The Square Kilometre Array (SKA) project is an international effort to build the world’s largest radio telescope, with eventually over a square kilometre (one million square metres) of collecting area.
Both South Africa’s Karoo region and Western Australia’s Murchison Shire were chosen as co-hosting locations for many scientific and technical reasons, from the atmospherics above the sites, through to the radio quietness, which comes from being some of the most remote locations on Earth.
Around 100 organisations across about 20 countries have been participating in the design and development of the SKA and are now engaged in the detailed design of the telescope.

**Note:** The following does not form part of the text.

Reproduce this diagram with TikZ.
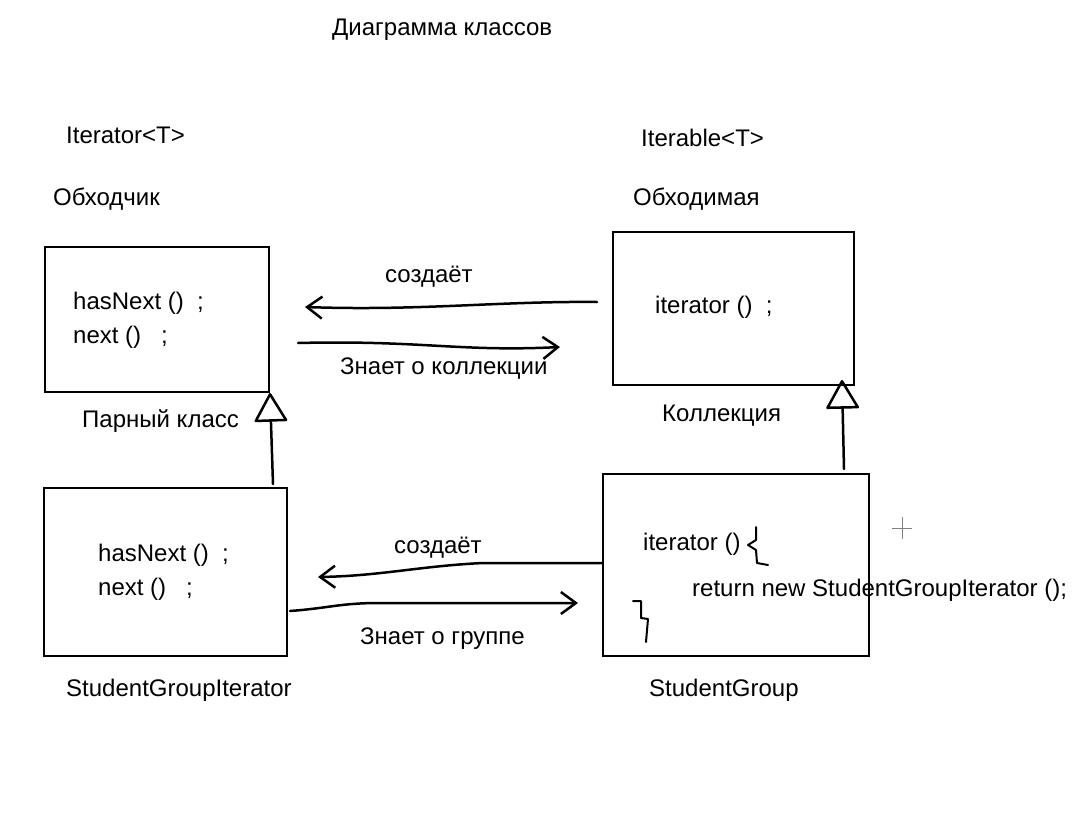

In the medium term, SKA requires a governance structure capable of delivering a global project. This was the impetus behind transitioning the SKA Organisation – a private, non-profit company which has overseen the telescope design phase – into the Square Kilometre Array Observatory (SKAO), an intergovernmental organisation established through international treaty, similar to CERN and the European Space Agency. The Observatory will be the legal entity responsible for constructing and operating the SKA telescopes in Australia and South Africa, with its headquarters in the United Kingdom.
In March 2019, seven countries became the initial signatories to the Convention: Australia, China, Italy, the Netherlands, Portugal, South Africa and the United Kingdom. Others are expected to join them in due time; India and Sweden, who also took part in the negotiations, are following further internal processes before signing the treaty. Together, these countries will form the founding members of the SKA Observatory. Organisations from fifteen countries are currently taking part in the SKA at government or national-coordination level – Australia, Canada, China, France, Germany, India, Italy, the Netherlands, New Zealand, Portugal, South Africa, Spain, Sweden, Switzerland, and the United Kingdom.
Moreover, there are eight African partner countries: Botswana, Ghana, Kenya, Madagaskar, Mauritius, Mozambique, Namibia and Zambia that will also host part of the installations.
The SKA will be developed over a phased timeline. Pre-construction development started in 2012, involving the detailed design, implementation, R&D work, and contract preparation needed to bring the SKA’s first phase to construction readiness. Construction work is likely to start in 2021. The SKA will begin conducting science observations in the mid-2020s with a partial array.